Aussie Fund Manager Whose Stock Jumped 360% Plots U.S. Boost

  • BT Investment Management seeks a third of funds from U.S.
  • ‘We see the U.S. as an important part of our overall strategy’

Australia’s A$2.6 trillion ($1.9 trillion) investment industry isn’t big enough to keep BT Investment Management entirely within its borders.

BT, the nation’s 10th-largest money manager by assets, has ambitions to get around a third of its funds from the $36 trillion U.S. investment sector in the future, according to Chief Executive Officer Emilio Gonzalez. That’s more than double the current 15 percent, or A$13 billion, in U.S. assets that the company manages through its London-based J O Hambro Capital Management Ltd. arm.

“There’s no reason why we shouldn’t be looking at building an equivalent business to the size of Australia and U.K.,” Gonzalez said in an interview in Sydney. “We see the U.S. as an important part of our overall strategy.”

BT’s plans come as President-elect Donald Trump proposes to slash taxes, impose tariffs on Chinese imports and splurge on infrastructure, stoking market volatility as risky assets such as equities surge while inflation-sensitive instruments including U.S. Treasuries plunge. Despite such turbulence, Gonzalez sees opportunities over the long term to expand BT’s investment products across American equities and fixed income.

“The U.S. is a big market and in good times and bad times there are always opportunities there,” he said. “The pool of money doesn’t go away.”

Expansion Spree

BT’s shares have skyrocketed about 360 percent since it agreed to buy J O Hambro in July 2011. The company’s shares fell 0.71 percent to A$10.53 as at 11:45 a.m. Thursday in Sydney.
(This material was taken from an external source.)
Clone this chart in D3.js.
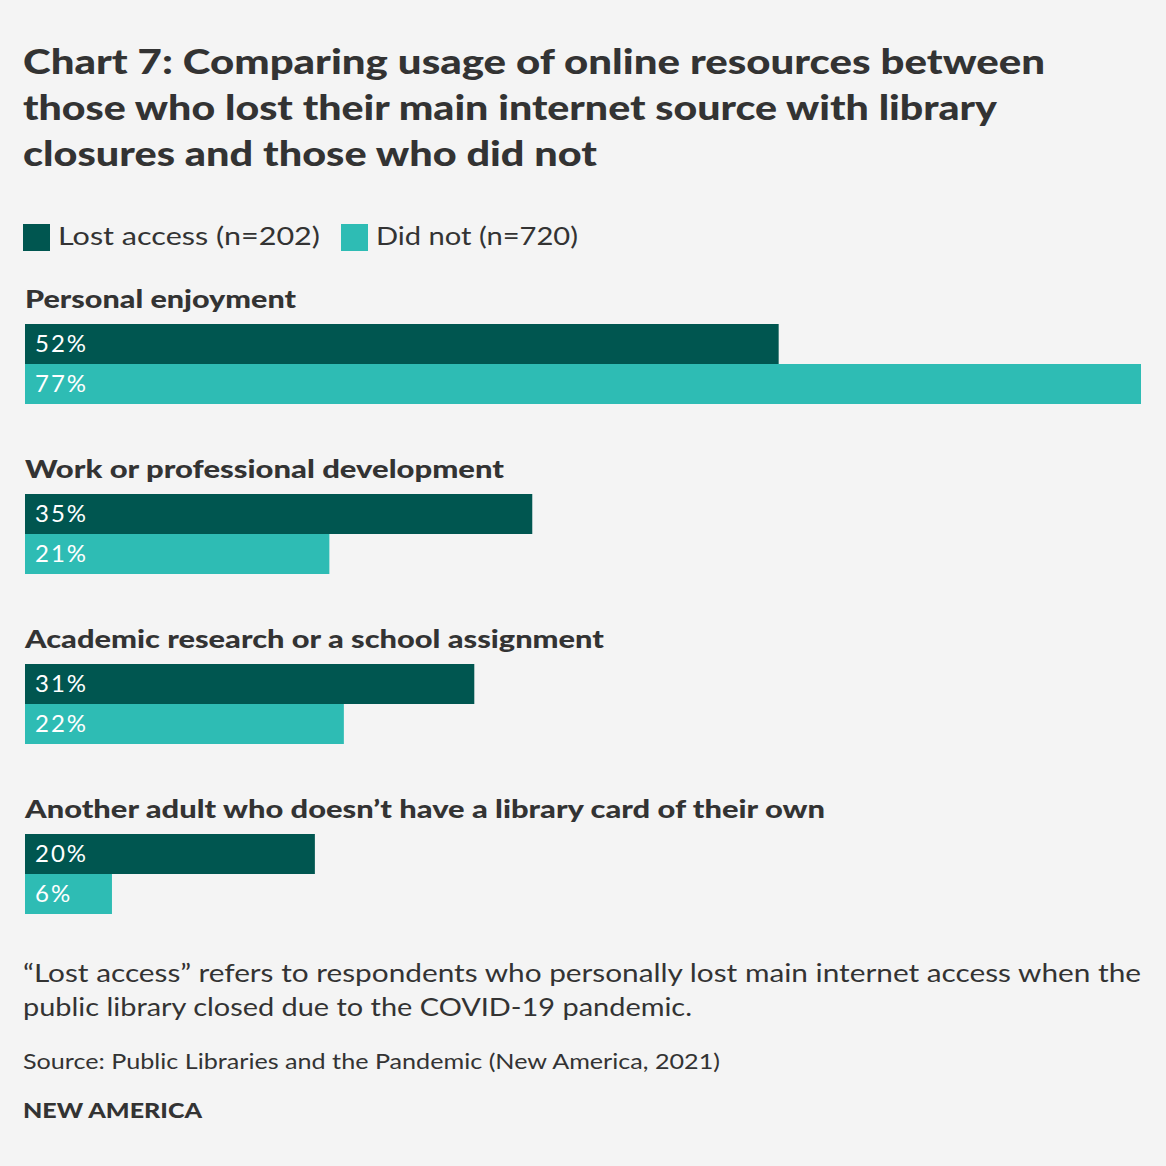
<!DOCTYPE html>
<html>
<head>
<meta charset="utf-8">
<script src="https://d3js.org/d3.v7.min.js"></script>
<style>
  html, body { margin: 0; padding: 0; background: #f4f4f4; }
  svg { display: block; font-family: Lato, "Open Sans", sans-serif; }
</style>
</head>
<body>
<script>
// chart data
var categories = [
  'Personal enjoyment',
  'Work or professional development',
  'Academic research or a school assignment',
  'Another adult who doesn\u2019t have a library card of their own'
];
var seriesNames = ['Lost access (n=202)', 'Did not (n=720)'];
var lostAccess = [52, 35, 31, 20];
var didNot = [77, 21, 22, 6];

var titleLines = [
  'Chart 7: Comparing usage of online resources between',
  'those who lost their main internet source with library',
  'closures and those who did not'
];
var noteLines = [
  '\u201cLost access\u201d refers to respondents who personally lost main internet access when the',
  'public library closed due to the COVID-19 pandemic.'
];
var sourceText = 'Source: Public Libraries and the Pandemic (New America, 2021)';
var brandText = 'NEW AMERICA';

var W = 1166, H = 1166;
var dark = '#005650', light = '#2ebcb4', ink = '#333333';

var svg = d3.select('body').append('svg').attr('width', W).attr('height', H);
svg.append('rect').attr('width', W).attr('height', H).attr('fill', '#f4f4f4');

// title
var titleWidths = [1022, 974, 574];
svg.selectAll('.title').data(titleLines).enter().append('text')
  .attr('x', 23)
  .attr('y', function (d, i) { return 74 + i * 46; })
  .attr('textLength', function (d, i) { return titleWidths[i]; })
  .attr('lengthAdjust', 'spacingAndGlyphs')
  .attr('fill', ink)
  .style('font-size', '35px')
  .style('font-weight', 900)
  .text(function (d) { return d; });

// legend
var colors = [dark, light];
var legX = [23, 341], legTextW = [262, 202];
seriesNames.forEach(function (s, i) {
  svg.append('rect').attr('x', legX[i]).attr('y', 224).attr('width', 27).attr('height', 27).attr('fill', colors[i]);
  svg.append('text').attr('x', legX[i] + 35).attr('y', 245)
    .attr('textLength', legTextW[i]).attr('lengthAdjust', 'spacingAndGlyphs')
    .attr('fill', ink).style('font-size', '25px').text(s);
});

// bars
var x = d3.scaleLinear().domain([0, 77]).range([25, 1141]);
var groupY = d3.scaleBand().domain(categories).range([284, 964]).paddingInner(0).paddingOuter(0);
var sub = d3.scaleBand().domain([0, 1]).range([40, 120]);
var labelWidths = [271, 479, 579, 800];

var groups = svg.selectAll('.grp').data(categories).enter().append('g')
  .attr('transform', function (d) { return 'translate(0,' + groupY(d) + ')'; });

groups.append('text')
  .attr('x', 25).attr('y', 24)
  .attr('textLength', function (d, i) { return labelWidths[i]; })
  .attr('lengthAdjust', 'spacingAndGlyphs')
  .attr('fill', ink)
  .style('font-size', '24px').style('font-weight', 900)
  .text(function (d) { return d; });

groups.each(function (c, i) {
  var g = d3.select(this);
  var vals = [lostAccess[i], didNot[i]];
  vals.forEach(function (v, j) {
    g.append('rect')
      .attr('x', x(0)).attr('y', sub(j))
      .attr('width', x(v) - x(0)).attr('height', sub.bandwidth())
      .attr('fill', colors[j]);
    g.append('text')
      .attr('x', x(0) + 10).attr('y', sub(j) + 28)
      .attr('fill', '#ffffff')
      .style('font-size', '24px')
      .style('letter-spacing', '2px')
      .text(v + '%');
  });
});

// notes
var noteWidths = [1118, 669];
svg.selectAll('.note').data(noteLines).enter().append('text')
  .attr('x', 23)
  .attr('y', function (d, i) { return 982 + i * 34; })
  .attr('textLength', function (d, i) { return noteWidths[i]; })
  .attr('lengthAdjust', 'spacingAndGlyphs')
  .attr('fill', ink).style('font-size', '25px')
  .text(function (d) { return d; });

svg.append('text').attr('x', 23).attr('y', 1069)
  .attr('textLength', 697).attr('lengthAdjust', 'spacingAndGlyphs')
  .attr('fill', ink).style('font-size', '21px').text(sourceText);

svg.append('text').attr('x', 23).attr('y', 1118)
  .attr('textLength', 179).attr('lengthAdjust', 'spacingAndGlyphs')
  .attr('fill', ink).style('font-size', '21px').style('font-weight', 900).text(brandText);
</script>
</body>
</html>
The firm, which counts Westpac Banking Corp. as its biggest shareholder, oversees around A$84 billion, of which A$40 billion are Australian funds, A$31 billion in European investments and A$13 billion from the U.S.

Not every Australian company has succeeded in global expansion. Australia & New Zealand Banking Group Ltd. is looking to shrink its presence in Asia after selling some of its wealth units to DBS Group Holdings Ltd., and Insurance Australia Group Ltd. backtracked on its China expansion plans last year after failing to win major shareholder support for its ambitions. BT’s J O Hambro unit is also facing fee pressure in Europe, according to Credit Suisse Group AG analysts who cut the firm’s rating to “underperform” on Tuesday.

Even though BT is experienced in the acquisitions arena, it has ruled out striking a deal such as the one clinched by Janus Capital Group Inc. and Henderson Group Plc in October as the company is in a “different phase” of its business cycle, Gonzalez said.

While Australia’s benchmark interest rates are at a record-low 1.5 percent, the U.S. Federal Reserve hiked by 25 basis points earlier this month and signaled a steeper path for borrowing costs in 2017. Investors will need to be mindful of their exposure to assets such as infrastructure and real estate stocks that can be more vulnerable to tightening, Gonzalez said.

“They’ve all had their time in the sun,” he said.